WHAT YOU NEED TO DO: Write the listing below out again exactly, dropping the images.

-- Start --

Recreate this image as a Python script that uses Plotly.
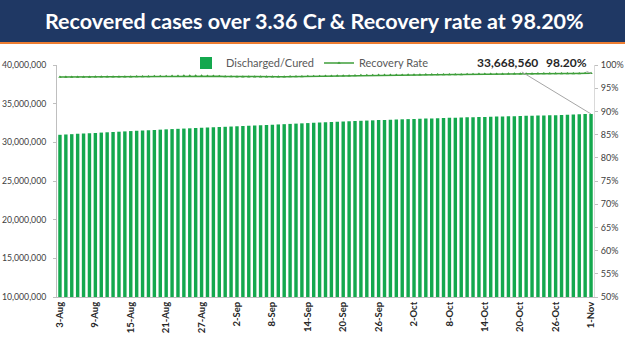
import plotly.graph_objects as go

dates = (
    [f"{d}-Aug" for d in range(3, 32)]
    + [f"{d}-Sep" for d in range(1, 31)]
    + [f"{d}-Oct" for d in range(1, 32)]
    + ["1-Nov"]
)

discharged = [
    # Aug 3 - Aug 31
    30974748, 31015844, 31055861, 31099771, 31139457, 31180968, 31220981,
    31260050, 31299091, 31337844, 31374688, 31413718, 31455969, 31492676,
    31533681, 31569479, 31605679, 31641476, 31679469, 31715105, 31747499,
    31780253, 31811658, 31844458, 31879735, 31913960, 31948329, 31980464,
    32009961,
    # Sep 1 - Sep 30
    32042143, 32077298, 32110000, 32145215, 32178822, 32213200, 32247085,
    32280370, 32315000, 32349000, 32384000, 32420000, 32455000, 32488000,
    32525000, 32558000, 32591000, 32625000, 32660000, 32693000, 32725000,
    32756000, 32786000, 32815000, 32843000, 32872000, 32900000, 32928000,
    32953000, 32979000,
    # Oct 1 - Oct 31
    33002000, 33026000, 33050000, 33073000, 33096000, 33120000, 33142000,
    33164000, 33186000, 33209000, 33231000, 33251000, 33271000, 33291000,
    33311000, 33330000, 33349000, 33368000, 33388000, 33408000, 33428000,
    33447000, 33464000, 33481000, 33499000, 33518000, 33549000, 33578000,
    33606000, 33631000, 33652000,
    # Nov 1
    33668560,
]

recovery_rate = [
    # Aug 3 - Aug 31
    97.39, 97.40, 97.40, 97.40, 97.40, 97.40, 97.45,
    97.45, 97.45, 97.45, 97.45, 97.46, 97.48, 97.51,
    97.52, 97.53, 97.55, 97.57, 97.60, 97.63, 97.65,
    97.66, 97.67, 97.68, 97.67, 97.64, 97.63, 97.60, 97.53,
    # Sep 1 - Sep 30
    97.51, 97.48, 97.46, 97.45, 97.45, 97.46, 97.48,
    97.48, 97.49, 97.49, 97.51, 97.52, 97.54, 97.55,
    97.57, 97.60, 97.63, 97.65, 97.67, 97.68, 97.70,
    97.74, 97.77, 97.78, 97.80, 97.82, 97.84, 97.85, 97.86, 97.87,
    # Oct 1 - Oct 31
    97.88, 97.89, 97.91, 97.93, 97.94, 97.95, 97.95,
    97.95, 97.96, 97.97, 97.99, 98.01, 98.04, 98.04,
    98.07, 98.08, 98.08, 98.10, 98.12, 98.13, 98.14,
    98.14, 98.15, 98.16, 98.16, 98.16, 98.17, 98.18, 98.19, 98.19, 98.20,
    # Nov 1
    98.20,
]

tick_labels = ["3-Aug", "9-Aug", "15-Aug", "21-Aug", "27-Aug", "2-Sep", "8-Sep",
               "14-Sep", "20-Sep", "26-Sep", "2-Oct", "8-Oct", "14-Oct",
               "20-Oct", "26-Oct", "1-Nov"]

title_text = "Recovered cases over 3.36 Cr & Recovery rate at 98.20%"
last_value_label = "33,668,560"
last_rate_label = "98.20%"

FONT = "Lato"
BAR_COLOR = "#14A84E"
LINE_COLOR = "#3E9E3A"
TEXT_COLOR = "#404040"

fig = go.Figure()
fig.add_trace(go.Bar(
    x=dates, y=discharged, name="Discharged/Cured",
    marker=dict(color=BAR_COLOR, line=dict(width=0)),
))
fig.add_trace(go.Scatter(
    x=dates, y=recovery_rate, name="Recovery Rate", yaxis="y2",
    mode="lines+markers",
    line=dict(color=LINE_COLOR, width=1.5),
    marker=dict(symbol="triangle-up", size=3, color=LINE_COLOR),
))

W, H = 625, 351
L, R, T, B = 57, 31, 65, 54
pw, ph = W - L - R, H - T - B

def py(pix):  # pixel y from top -> paper y
    return 1 + (T - pix) / ph

def px(pix):  # pixel x from left -> paper x
    return (pix - L) / pw

fig.update_layout(
    width=W, height=H,
    margin=dict(l=L, r=R, t=T, b=B, autoexpand=False),
    paper_bgcolor="white", plot_bgcolor="white",
    font=dict(family=FONT, color=TEXT_COLOR, size=10),
    bargap=0.42,
    showlegend=True,
    legend=dict(
        orientation="h", x=px(186), xanchor="left", y=py(63), yanchor="middle",
        font=dict(size=11, color="#595959", family=FONT),
        bgcolor="rgba(0,0,0,0)", itemwidth=30, tracegroupgap=0,
    ),
    xaxis=dict(
        type="category", tickmode="array", tickvals=tick_labels, ticktext=tick_labels,
        tickangle=-90, tickfont=dict(size=9.5, color="#262626", family=FONT, weight="bold"),
        showgrid=False, showline=True, linecolor="#BFBFBF", linewidth=1,
        ticks="", range=[-0.5, len(dates) - 0.5], automargin=False,
    ),
    yaxis=dict(
        range=[10_000_000, 40_000_000], dtick=5_000_000, tickformat=",d",
        showgrid=False, showline=True, linecolor="#BFBFBF", linewidth=1,
        ticks="outside", ticklen=3, tickcolor="#BFBFBF", ticklabelstandoff=5,
        tickfont=dict(size=8.7, color=TEXT_COLOR, family=FONT),
        zeroline=False, automargin=False,
    ),
    yaxis2=dict(
        overlaying="y", side="right", range=[50, 100], dtick=5, ticksuffix="%",
        showgrid=False, showline=True, linecolor="#D9D9D9", linewidth=1,
        ticks="outside", ticklen=3, tickcolor="#BFBFBF", ticklabelstandoff=1,
        tickfont=dict(size=9, color=TEXT_COLOR, family=FONT),
        zeroline=False, automargin=False,
    ),
    shapes=[
        dict(type="rect", xref="paper", yref="paper",
             x0=-0.2, x1=1.2, y0=py(42), y1=py(-5),
             fillcolor="#1F3864", line=dict(width=0), layer="above"),
        dict(type="line", xref="paper", yref="paper",
             x0=-0.2, x1=1.2, y0=py(43), y1=py(43),
             line=dict(color="#ED7D31", width=2)),
    ],
    annotations=[
        dict(text=f"<b>{title_text}</b>", xref="paper", yref="paper",
             x=px(314), y=py(21), xanchor="center", yanchor="middle",
             showarrow=False, font=dict(size=21.5, color="white", family=FONT)),
        dict(text=f"<b>{last_value_label}</b>", x=dates[-1], y=discharged[-1],
             xref="x", yref="y", showarrow=True, arrowhead=0, arrowwidth=1,
             arrowcolor="#A6A6A6", ax=-84, ay=-51,
             font=dict(size=12, color="#262626", family=FONT)),
        dict(text=f"<b>{last_rate_label}</b>", x=dates[-1], y=recovery_rate[-1],
             xref="x", yref="y2", showarrow=True, arrowhead=0, arrowwidth=1,
             arrowcolor="#A6A6A6", ax=-25, ay=-11,
             font=dict(size=12, color="#262626", family=FONT)),
    ],
)

fig.write_html("out.html")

-- End --

CORRECT RESULT:
Recreate this image as a Python script that uses Plotly.
import plotly.graph_objects as go

dates = (
    [f"{d}-Aug" for d in range(3, 32)]
    + [f"{d}-Sep" for d in range(1, 31)]
    + [f"{d}-Oct" for d in range(1, 32)]
    + ["1-Nov"]
)

discharged = [
    # Aug 3 - Aug 31
    30974748, 31015844, 31055861, 31099771, 31139457, 31180968, 31220981,
    31260050, 31299091, 31337844, 31374688, 31413718, 31455969, 31492676,
    31533681, 31569479, 31605679, 31641476, 31679469, 31715105, 31747499,
    31780253, 31811658, 31844458, 31879735, 31913960, 31948329, 31980464,
    32009961,
    # Sep 1 - Sep 30
    32042143, 32077298, 32110000, 32145215, 32178822, 32213200, 32247085,
    32280370, 32315000, 32349000, 32384000, 32420000, 32455000, 32488000,
    32525000, 32558000, 32591000, 32625000, 32660000, 32693000, 32725000,
    32756000, 32786000, 32815000, 32843000, 32872000, 32900000, 32928000,
    32953000, 32979000,
    # Oct 1 - Oct 31
    33002000, 33026000, 33050000, 33073000, 33096000, 33120000, 33142000,
    33164000, 33186000, 33209000, 33231000, 33251000, 33271000, 33291000,
    33311000, 33330000, 33349000, 33368000, 33388000, 33408000, 33428000,
    33447000, 33464000, 33481000, 33499000, 33518000, 33549000, 33578000,
    33606000, 33631000, 33652000,
    # Nov 1
    33668560,
]

recovery_rate = [
    # Aug 3 - Aug 31
    97.39, 97.40, 97.40, 97.40, 97.40, 97.40, 97.45,
    97.45, 97.45, 97.45, 97.45, 97.46, 97.48, 97.51,
    97.52, 97.53, 97.55, 97.57, 97.60, 97.63, 97.65,
    97.66, 97.67, 97.68, 97.67, 97.64, 97.63, 97.60, 97.53,
    # Sep 1 - Sep 30
    97.51, 97.48, 97.46, 97.45, 97.45, 97.46, 97.48,
    97.48, 97.49, 97.49, 97.51, 97.52, 97.54, 97.55,
    97.57, 97.60, 97.63, 97.65, 97.67, 97.68, 97.70,
    97.74, 97.77, 97.78, 97.80, 97.82, 97.84, 97.85, 97.86, 97.87,
    # Oct 1 - Oct 31
    97.88, 97.89, 97.91, 97.93, 97.94, 97.95, 97.95,
    97.95, 97.96, 97.97, 97.99, 98.01, 98.04, 98.04,
    98.07, 98.08, 98.08, 98.10, 98.12, 98.13, 98.14,
    98.14, 98.15, 98.16, 98.16, 98.16, 98.17, 98.18, 98.19, 98.19, 98.20,
    # Nov 1
    98.20,
]

tick_labels = ["3-Aug", "9-Aug", "15-Aug", "21-Aug", "27-Aug", "2-Sep", "8-Sep",
               "14-Sep", "20-Sep", "26-Sep", "2-Oct", "8-Oct", "14-Oct",
               "20-Oct", "26-Oct", "1-Nov"]

title_text = "Recovered cases over 3.36 Cr & Recovery rate at 98.20%"
last_value_label = "33,668,560"
last_rate_label = "98.20%"

FONT = "Lato"
BAR_COLOR = "#14A84E"
LINE_COLOR = "#3E9E3A"
TEXT_COLOR = "#404040"

fig = go.Figure()
fig.add_trace(go.Bar(
    x=dates, y=discharged, name="Discharged/Cured",
    marker=dict(color=BAR_COLOR, line=dict(width=0)),
))
fig.add_trace(go.Scatter(
    x=dates, y=recovery_rate, name="Recovery Rate", yaxis="y2",
    mode="lines+markers",
    line=dict(color=LINE_COLOR, width=1.5),
    marker=dict(symbol="triangle-up", size=3, color=LINE_COLOR),
))

W, H = 625, 351
L, R, T, B = 57, 31, 65, 54
pw, ph = W - L - R, H - T - B

def py(pix):  # pixel y from top -> paper y
    return 1 + (T - pix) / ph

def px(pix):  # pixel x from left -> paper x
    return (pix - L) / pw

fig.update_layout(
    width=W, height=H,
    margin=dict(l=L, r=R, t=T, b=B, autoexpand=False),
    paper_bgcolor="white", plot_bgcolor="white",
    font=dict(family=FONT, color=TEXT_COLOR, size=10),
    bargap=0.42,
    showlegend=True,
    legend=dict(
        orientation="h", x=px(186), xanchor="left", y=py(63), yanchor="middle",
        font=dict(size=11, color="#595959", family=FONT),
        bgcolor="rgba(0,0,0,0)", itemwidth=30, tracegroupgap=0,
    ),
    xaxis=dict(
        type="category", tickmode="array", tickvals=tick_labels, ticktext=tick_labels,
        tickangle=-90, tickfont=dict(size=9.5, color="#262626", family=FONT, weight="bold"),
        showgrid=False, showline=True, linecolor="#BFBFBF", linewidth=1,
        ticks="", range=[-0.5, len(dates) - 0.5], automargin=False,
    ),
    yaxis=dict(
        range=[10_000_000, 40_000_000], dtick=5_000_000, tickformat=",d",
        showgrid=False, showline=True, linecolor="#BFBFBF", linewidth=1,
        ticks="outside", ticklen=3, tickcolor="#BFBFBF", ticklabelstandoff=5,
        tickfont=dict(size=8.7, color=TEXT_COLOR, family=FONT),
        zeroline=False, automargin=False,
    ),
    yaxis2=dict(
        overlaying="y", side="right", range=[50, 100], dtick=5, ticksuffix="%",
        showgrid=False, showline=True, linecolor="#D9D9D9", linewidth=1,
        ticks="outside", ticklen=3, tickcolor="#BFBFBF", ticklabelstandoff=1,
        tickfont=dict(size=9, color=TEXT_COLOR, family=FONT),
        zeroline=False, automargin=False,
    ),
    shapes=[
        dict(type="rect", xref="paper", yref="paper",
             x0=-0.2, x1=1.2, y0=py(42), y1=py(-5),
             fillcolor="#1F3864", line=dict(width=0), layer="above"),
        dict(type="line", xref="paper", yref="paper",
             x0=-0.2, x1=1.2, y0=py(43), y1=py(43),
             line=dict(color="#ED7D31", width=2)),
    ],
    annotations=[
        dict(text=f"<b>{title_text}</b>", xref="paper", yref="paper",
             x=px(314), y=py(21), xanchor="center", yanchor="middle",
             showarrow=False, font=dict(size=21.5, color="white", family=FONT)),
        dict(text=f"<b>{last_value_label}</b>", x=dates[-1], y=discharged[-1],
             xref="x", yref="y", showarrow=True, arrowhead=0, arrowwidth=1,
             arrowcolor="#A6A6A6", ax=-84, ay=-51,
             font=dict(size=12, color="#262626", family=FONT)),
        dict(text=f"<b>{last_rate_label}</b>", x=dates[-1], y=recovery_rate[-1],
             xref="x", yref="y2", showarrow=True, arrowhead=0, arrowwidth=1,
             arrowcolor="#A6A6A6", ax=-25, ay=-11,
             font=dict(size=12, color="#262626", family=FONT)),
    ],
)

fig.write_html("out.html")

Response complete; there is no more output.